# Prompt
Skip all pictures. Write out the data below from its first line through the line that contains "(0,0) rectangle (619,557);".

# Entries with chart source code
<<<<

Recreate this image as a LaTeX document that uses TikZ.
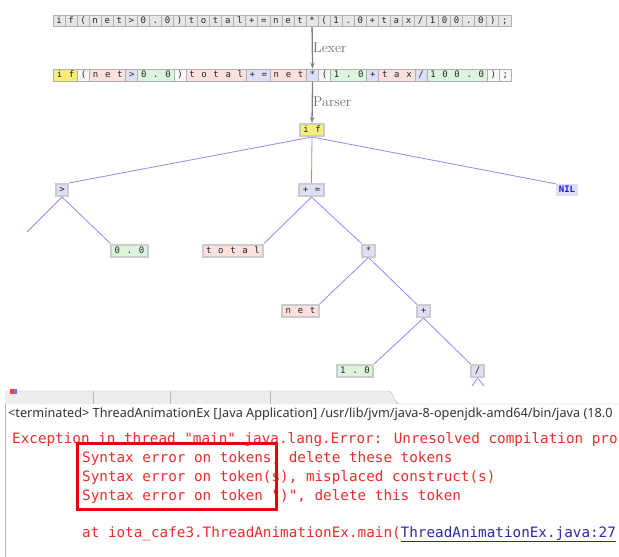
\documentclass[tikz,border=0pt]{standalone}
\usepackage{fontspec}
\newfontfamily\tokfont{DejaVu Sans Mono}
\newfontfamily\uifont{Noto Sans}
\usetikzlibrary{arrows.meta, backgrounds}
\definecolor{tokgray}{HTML}{E6E6E6}
\definecolor{tokyellow}{HTML}{F6EE74}
\definecolor{tokpink}{HTML}{FBE0DE}
\definecolor{toklav}{HTML}{DEDEF6}
\definecolor{tokgreen}{HTML}{DCF4DC}
\definecolor{tokedge}{HTML}{B0B0B0}
\definecolor{treeline}{HTML}{8C8CF5}
\definecolor{nilblue}{HTML}{1E1EE0}
\definecolor{errred}{HTML}{F02C2C}
\definecolor{boxred}{HTML}{E8000C}
\definecolor{linkblue}{HTML}{2B2BA8}
\definecolor{tabgray}{HTML}{EDEDED}
\definecolor{tabline}{HTML}{B8B8B8}
\newcommand{\tokc}[1]{\makebox[12.05pt]{#1}}

\begin{document}
\begin{tikzpicture}[x=1pt, y=-1pt,
  every node/.style={font=\tokfont\fontsize{9}{9}\selectfont},
  chr/.style={draw=tokedge, fill=tokgray, line width=0.8pt, inner sep=0pt,
              minimum height=11pt, text height=6.5pt, text depth=1.5pt, text=black!85},
  tok/.style={draw=tokedge, fill=#1, line width=1pt, inner sep=0pt,
              minimum height=12pt, text height=6.5pt, text depth=1.5pt,
              anchor=west, text=black!85},
  tnode/.style={draw=gray!40, fill=#1, line width=2pt, inner sep=0pt,
                minimum height=12pt, text height=6.5pt, text depth=1.5pt, text=black!85},
  edge/.style={treeline, line width=0.8pt},
  stage/.style={-{Stealth[length=6pt,width=4.5pt]}, gray, line width=1.3pt},
  stagelbl/.style={font=\rmfamily\fontsize{14}{14}\selectfont, text=gray!85!black,
                   anchor=west, inner sep=0pt},
  con/.style={font=\tokfont\fontsize{14.3}{14.3}\selectfont, text=errred,
              anchor=base west, inner sep=0pt}
]
\useasboundingbox (0,0) rectangle (619,557);

% source text, one box per character
\foreach \c [count=\i from 0] in {i,f,{(},n,e,t,{>},0,{.},0,{)},t,o,t,a,l,{+},{=},n,e,t,{*},{(},1,{.},0,{+},t,a,x,{/},1,0,0,{.},0,{)},{;}}
  \node[chr] (s\i) at ({59.03+12.05*\i},21) {\tokc{\c}};

% tokens
\node[tok=tokyellow] (kwif) at (53,75) {\tokc{i}\tokc{f}};
\node[tok=gray!6] (lp1) at (77.1,75) {\tokc{(}};
\node[tok=tokpink] (net1) at (89.15,75) {\tokc{n}\tokc{e}\tokc{t}};
\node[tok=toklav] (gt1) at (125.3,75) {\tokc{>}};
\node[tok=tokgreen] (num1) at (137.35,75) {\tokc{0}\tokc{.}\tokc{0}};
\node[tok=gray!6] (rp1) at (173.5,75) {\tokc{)}};
\node[tok=tokpink] (total1) at (185.55,75) {\tokc{t}\tokc{o}\tokc{t}\tokc{a}\tokc{l}};
\node[tok=toklav] (addeq) at (245.8,75) {\tokc{+}\tokc{=}};
\node[tok=tokpink] (net2) at (269.9,75) {\tokc{n}\tokc{e}\tokc{t}};
\node[tok=toklav] (mul) at (306.05,75) {\tokc{*}};
\node[tok=gray!6] (lp2) at (318.1,75) {\tokc{(}};
\node[tok=tokgreen] (num2) at (330.15,75) {\tokc{1}\tokc{.}\tokc{0}};
\node[tok=toklav] (add) at (366.3,75) {\tokc{+}};
\node[tok=tokpink] (tax) at (378.35,75) {\tokc{t}\tokc{a}\tokc{x}};
\node[tok=toklav] (div) at (414.5,75) {\tokc{/}};
\node[tok=tokgreen] (num3) at (426.55,75) {\tokc{1}\tokc{0}\tokc{0}\tokc{.}\tokc{0}};
\node[tok=gray!6] (rp2) at (486.8,75) {\tokc{)}};
\node[tok=gray!6] (semi) at (498.85,75) {\tokc{;}};

% syntax tree
\node[tnode=tokyellow] (ifn) at (312,130) {\tokc{i}\tokc{f}};
\node[tnode=toklav] (gt) at (62,190) {\tokc{>}};
\node[tnode=toklav] (pluseq) at (311.5,190) {\tokc{+}\tokc{=}};
\node[fill=toklav, text=nilblue, font=\tokfont\bfseries\fontsize{9}{9}\selectfont,
      inner xsep=3pt, inner ysep=0pt, minimum height=12pt,
      text height=6.5pt, text depth=1.5pt] (nil) at (567,190) {NIL};
\node[tnode=tokgreen] (zero) at (129.5,250.5) {\tokc{0}\tokc{.}\tokc{0}};
\node[tnode=tokpink] (total) at (233,250.5) {\tokc{t}\tokc{o}\tokc{t}\tokc{a}\tokc{l}};
\node[tnode=toklav] (star) at (368.5,250.5) {\tokc{*}};
\node[tnode=tokpink] (netb) at (300.5,311) {\tokc{n}\tokc{e}\tokc{t}};
\node[tnode=toklav] (plus) at (423.5,311) {\tokc{+}};
\node[tnode=tokgreen] (one) at (355,371) {\tokc{1}\tokc{.}\tokc{0}};
\node[tnode=toklav] (slash) at (477.5,371) {\tokc{/}};
\coordinate (gtl) at (27,232);
\coordinate (sll) at (472,386);
\coordinate (slr) at (484,386);

\begin{scope}[on background layer]
  \draw[edge] (ifn.south) -- (gt.north east);
  \draw[edge] (ifn.south) -- (pluseq.north);
  \draw[edge] (ifn.south) -- (nil.north west);
  \draw[edge] (gt.south) -- (gtl);
  \draw[edge] (gt.south) -- (zero.north west);
  \draw[edge] (pluseq.south) -- (total.north east);
  \draw[edge] (pluseq.south) -- (star.north west);
  \draw[edge] (star.south) -- (netb.north east);
  \draw[edge] (star.south) -- (plus.north west);
  \draw[edge] (plus.south) -- (one.north east);
  \draw[edge] (plus.south) -- (slash.north west);
  \draw[edge] (slash.south) -- (sll);
  \draw[edge] (slash.south) -- (slr);
\end{scope}

% stages
\draw[stage] (s21.south) -- (mul.north);
\node[stagelbl] (lexer) at (313,48) {Lexer};
\draw[stage] (mul.south) -- (ifn.north);
\node[stagelbl] (parser) at (313,102) {Parser};

% console screenshot
\begin{scope}
  \clip (0,386) rectangle (619,557);
  \fill[white] (0,386) rectangle (619,557);
  \fill[tabgray] (5,391) -- (388,391) .. controls (394,391) and (394,404) .. (400,404) -- (5,404) -- cycle;
  \draw[tabline] (5,404) -- (5,557);
  \draw[tabline] (5,391) -- (388,391) .. controls (394,391) and (394,404) .. (400,404) -- (619,404);
  \foreach \tx in {93,170,270}
    \draw[tabline] (\tx,391) -- (\tx,404);
  \fill[red!75] (10,389) rectangle (14,394);
  \fill[blue!55] (14,389) rectangle (17,394);
  \node[font=\uifont\fontsize{12.7}{12.7}\selectfont, text=black!80, anchor=base west,
        inner sep=0pt] (term) at (8,417)
    {<terminated> ThreadAnimationEx [Java Application] /usr/lib/jvm/java-8-openjdk-amd64/bin/java (18.0};
  \node[con] (exc) at (12,443) {Exception in thread "main" java.lang.Error: Unresolved compilation pro};
  \node[con] (err1) at (82,462) {Syntax error on tokens, delete these tokens};
  \node[con] (err2) at (82,481) {Syntax error on token(s), misplaced construct(s)};
  \node[con] (err3) at (82,500) {Syntax error on token ")", delete this token};
  \node[con] (trace) at (82,537) {at iota\_cafe3.ThreadAnimationEx.main(\textcolor{linkblue}{\underline{ThreadAnimationEx.java:27}}};
  \draw[boxred, line width=3pt] (77,443) rectangle (276,509);
\end{scope}
\end{tikzpicture}
\end{document}
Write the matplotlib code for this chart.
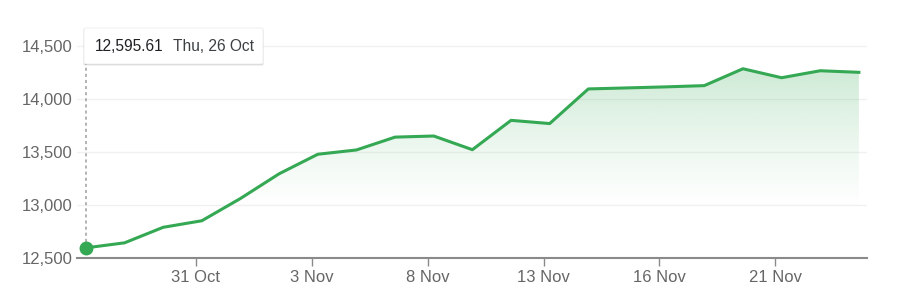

>>>>

# Exercise output
Recreate this image as a LaTeX document that uses TikZ.
\documentclass[tikz,border=0pt]{standalone}
\usepackage{fontspec}
\newfontfamily\tokfont{DejaVu Sans Mono}
\newfontfamily\uifont{Noto Sans}
\usetikzlibrary{arrows.meta, backgrounds}
\definecolor{tokgray}{HTML}{E6E6E6}
\definecolor{tokyellow}{HTML}{F6EE74}
\definecolor{tokpink}{HTML}{FBE0DE}
\definecolor{toklav}{HTML}{DEDEF6}
\definecolor{tokgreen}{HTML}{DCF4DC}
\definecolor{tokedge}{HTML}{B0B0B0}
\definecolor{treeline}{HTML}{8C8CF5}
\definecolor{nilblue}{HTML}{1E1EE0}
\definecolor{errred}{HTML}{F02C2C}
\definecolor{boxred}{HTML}{E8000C}
\definecolor{linkblue}{HTML}{2B2BA8}
\definecolor{tabgray}{HTML}{EDEDED}
\definecolor{tabline}{HTML}{B8B8B8}
\newcommand{\tokc}[1]{\makebox[12.05pt]{#1}}

\begin{document}
\begin{tikzpicture}[x=1pt, y=-1pt,
  every node/.style={font=\tokfont\fontsize{9}{9}\selectfont},
  chr/.style={draw=tokedge, fill=tokgray, line width=0.8pt, inner sep=0pt,
              minimum height=11pt, text height=6.5pt, text depth=1.5pt, text=black!85},
  tok/.style={draw=tokedge, fill=#1, line width=1pt, inner sep=0pt,
              minimum height=12pt, text height=6.5pt, text depth=1.5pt,
              anchor=west, text=black!85},
  tnode/.style={draw=gray!40, fill=#1, line width=2pt, inner sep=0pt,
                minimum height=12pt, text height=6.5pt, text depth=1.5pt, text=black!85},
  edge/.style={treeline, line width=0.8pt},
  stage/.style={-{Stealth[length=6pt,width=4.5pt]}, gray, line width=1.3pt},
  stagelbl/.style={font=\rmfamily\fontsize{14}{14}\selectfont, text=gray!85!black,
                   anchor=west, inner sep=0pt},
  con/.style={font=\tokfont\fontsize{14.3}{14.3}\selectfont, text=errred,
              anchor=base west, inner sep=0pt}
]
\useasboundingbox (0,0) rectangle (619,557);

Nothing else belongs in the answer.